Devemos, de saída, pensar a crise que abateu os movimentos depois, sobretudo de junho
se o sindicalismo é um dos polos da sociedade capitalista, ligados ao setor econômico da produção, não seriam os movimentos sociais essencialmente polos da sociedade capitalista vinculados à reprodução das forças de trabalho?
ou seja, existirá algum motivo para acreditar que dentro de 30 ou 40 anos não estaremos lendo e escrevendo textos sobre como os movimentos sociais em realidade eram apenas mais um polo da sociedade capitalista cujos “interesses são plenamente compatíveis com o desenvolvimento do capitalismo”; convocando a atenção da esquerda para a mais nova modalidade de luta econômica da classe trabalhadora?
Acredito que o artigo expressa outra coisa Lucas. Por não estar diretamente ligado ao setor de produção, mas de reprodução da força de trabalho,como você mesmo escreve, os movimentos sociais tem maiores chances de radicalização por cuidar do forte contingente do exercito de reserva, que a cada dia cresce mundialmente. Já os sindicatos estão limitados a defensiva que esteve sempre ligada a sua atuação.
Lucas,
existe sim. Mas o texto deixa bem claro que certas insitituições e conceitos assumem diferentes funções sociais de acordo com o período histórico. Os movimentos sociais podem ser cooptados pelo capitalismo? Claro que sim. Já não é de hoje “movimentos sociais” patrocinados pelos patrões.

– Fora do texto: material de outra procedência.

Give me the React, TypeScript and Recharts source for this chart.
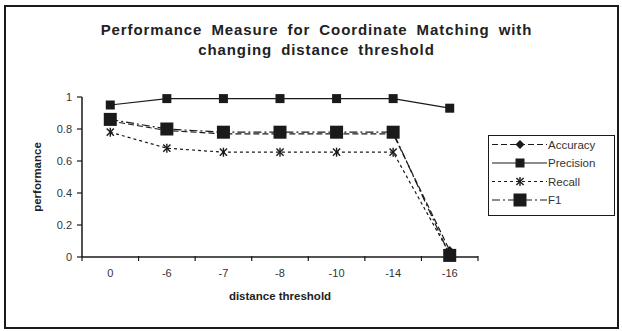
import React from 'react';
import { LineChart, Line, XAxis, YAxis, Legend } from 'recharts';

// Distance thresholds along the x axis
const categories = ['0', '-6', '-7', '-8', '-10', '-14', '-16'];

// Performance series per threshold
const accuracy = [0.85, 0.79, 0.77, 0.77, 0.77, 0.77, 0.04];
const precision = [0.95, 0.99, 0.99, 0.99, 0.99, 0.99, 0.93];
const recall = [0.78, 0.68, 0.655, 0.655, 0.655, 0.655, 0.02];
const f1 = [0.86, 0.8, 0.78, 0.78, 0.78, 0.78, 0.01];

const yTicks = [0, 0.2, 0.4, 0.6, 0.8, 1];

// Each category occupies one unit; labels sit mid-band, tick marks on band edges
const xTicks: number[] = [];
for (let i = 0; i <= categories.length; i++) {
  xTicks.push(i);
  if (i < categories.length) xTicks.push(i + 0.5);
}

const data = categories.map((c, i) => ({
  threshold: c,
  pos: i + 0.5,
  Accuracy: accuracy[i],
  Precision: precision[i],
  Recall: recall[i],
  F1: f1[i],
}));

const FONT = '"Liberation Sans", Arial, sans-serif';
const INK = '#1a1a1a';
const TEXT = '#333';

type MarkProps = { cx?: number; cy?: number };

const Square = (size: number) => (props: MarkProps) => {
  const { cx, cy } = props;
  if (cx == null || cy == null) return <g />;
  return <rect x={cx - size / 2} y={cy - size / 2} width={size} height={size} fill={INK} />;
};

const Diamond = (props: MarkProps) => {
  const { cx, cy } = props;
  if (cx == null || cy == null) return <g />;
  const r = 4.5;
  return <polygon points={`${cx},${cy - r} ${cx + r},${cy} ${cx},${cy + r} ${cx - r},${cy}`} fill={INK} />;
};

const Asterisk = (props: MarkProps) => {
  const { cx, cy } = props;
  if (cx == null || cy == null) return <g />;
  const r = 4.5;
  const d = r * 0.8;
  return (
    <g stroke={INK} strokeWidth={1.4}>
      <line x1={cx - d} y1={cy - d} x2={cx + d} y2={cy + d} />
      <line x1={cx - d} y1={cy + d} x2={cx + d} y2={cy - d} />
      <line x1={cx} y1={cy - r} x2={cx} y2={cy + r} />
    </g>
  );
};

const series = [
  { key: 'Accuracy', dash: '6 3', mark: Diamond, width: 1.2 },
  { key: 'Precision', dash: undefined, mark: Square(9), width: 1.2 },
  { key: 'Recall', dash: '3 3', mark: Asterisk, width: 1.2 },
  { key: 'F1', dash: '8 3 2 3', mark: Square(13), width: 1.2 },
];

const XTick = (props: any) => {
  const { x, y, payload } = props;
  const v = payload.value as number;
  if (Number.isInteger(v)) {
    return <line x1={x} y1={y - 1} x2={x} y2={y + 4} stroke={INK} strokeWidth={1.2} />;
  }
  return (
    <text x={x} y={y + 12} dy="0.71em" textAnchor="middle" fontSize={11} fill={TEXT} fontFamily={FONT}>
      {categories[Math.floor(v)]}
    </text>
  );
};

const LegendBox = () => {
  const rowGap = 18.5;
  return (
    <div
      style={{
        width: 127,
        height: 81,
        border: `1.5px solid ${INK}`,
        boxSizing: 'border-box',
        background: '#fff',
      }}
    >
      <svg width={124} height={78} style={{ display: 'block' }}>
        {series.map((s, i) => {
          const y = 8.5 + i * rowGap;
          const M = s.mark;
          return (
            <g key={s.key}>
              <line x1={3} y1={y} x2={58} y2={y} stroke={INK} strokeWidth={1.2} strokeDasharray={s.dash} />
              <M cx={31} cy={y} />
              <text x={59} y={y} dy="0.36em" fontSize={11.5} fill={TEXT} fontFamily={FONT}>
                {s.key}
              </text>
            </g>
          );
        })}
      </svg>
    </div>
  );
};

export default function App() {
  return (
    <div style={{ position: 'absolute', left: 0, top: 0, width: 622, height: 331, background: '#fff', fontFamily: FONT }}>
      <div
        style={{
          position: 'absolute',
          left: 4,
          top: 5,
          width: 615,
          height: 324,
          border: `2px solid ${INK}`,
          boxSizing: 'border-box',
        }}
      />
      <div
        style={{
          position: 'absolute',
          left: 0,
          top: 20,
          width: 633,
          textAlign: 'center',
          fontSize: 15,
          fontWeight: 'bold',
          lineHeight: '20px',
          letterSpacing: 0.9,
          wordSpacing: 4,
          color: '#222',
        }}
      >
        Performance Measure for Coordinate Matching with
        <br />
        changing distance threshold
      </div>
      <div style={{ position: 'absolute', left: 0, top: 0 }}>
        <LineChart width={622} height={331} data={data} margin={{ top: 97, right: 144, bottom: 31, left: 38 }}>
          <XAxis
            dataKey="pos"
            type="number"
            domain={[0, categories.length]}
            ticks={xTicks}
            interval={0}
            tick={<XTick />}
            tickLine={false}
            tickSize={0}
            tickMargin={0}
            height={43}
            axisLine={{ stroke: INK, strokeWidth: 1.5 }}
            label={{
              value: 'distance threshold',
              position: 'insideBottom',
              offset: 0,
              style: { fontSize: 11.5, fontWeight: 'bold', fill: '#222', fontFamily: FONT },
            }}
          />
          <YAxis
            domain={[0, 1]}
            ticks={yTicks}
            interval={0}
            width={44}
            tickSize={5}
            tickMargin={5}
            tick={{ fontSize: 11, fill: TEXT, fontFamily: FONT }}
            tickLine={{ stroke: INK, strokeWidth: 1.2 }}
            axisLine={{ stroke: INK, strokeWidth: 1.5 }}
            tickFormatter={(v: number) => String(v)}
            label={{
              value: 'performance',
              angle: -90,
              position: 'insideLeft',
              offset: -1,
              style: { textAnchor: 'middle', fontSize: 11.5, fontWeight: 'bold', fill: '#222', fontFamily: FONT },
            }}
          />
          <Legend
            layout="horizontal"
            verticalAlign="middle"
            align="center"
            content={() => <LegendBox />}
            wrapperStyle={{ position: 'absolute', left: 488, top: 135, width: 127, height: 81 }}
          />
          {series.map((s) => (
            <Line
              key={s.key}
              dataKey={s.key}
              stroke={INK}
              strokeWidth={s.width}
              strokeDasharray={s.dash}
              dot={s.mark}
              activeDot={false}
              isAnimationActive={false}
              legendType="none"
            />
          ))}
        </LineChart>
      </div>
    </div>
  );
}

Alias, o texto fala do presente. Acredito que o autor não tenha o objetivo de profetizar nada.
No contexto brasileiro o autor cita o PT e a CUT como modelos para a crítica aos partidos e sindicatos mas quais movimentos sociais tem em mente quando afirma que estão a superar o imediatismo das resoluções e pautas e criar novas relações antiburocráticas e horizontais? Na prática que respostas esses movimentos tem conseguido dar no sentido de avançar na transição de uma sociedade pós-capitalista? Ou mesmo diante do retrocesso de direitos na conjuntura nacional o que eles tem feito?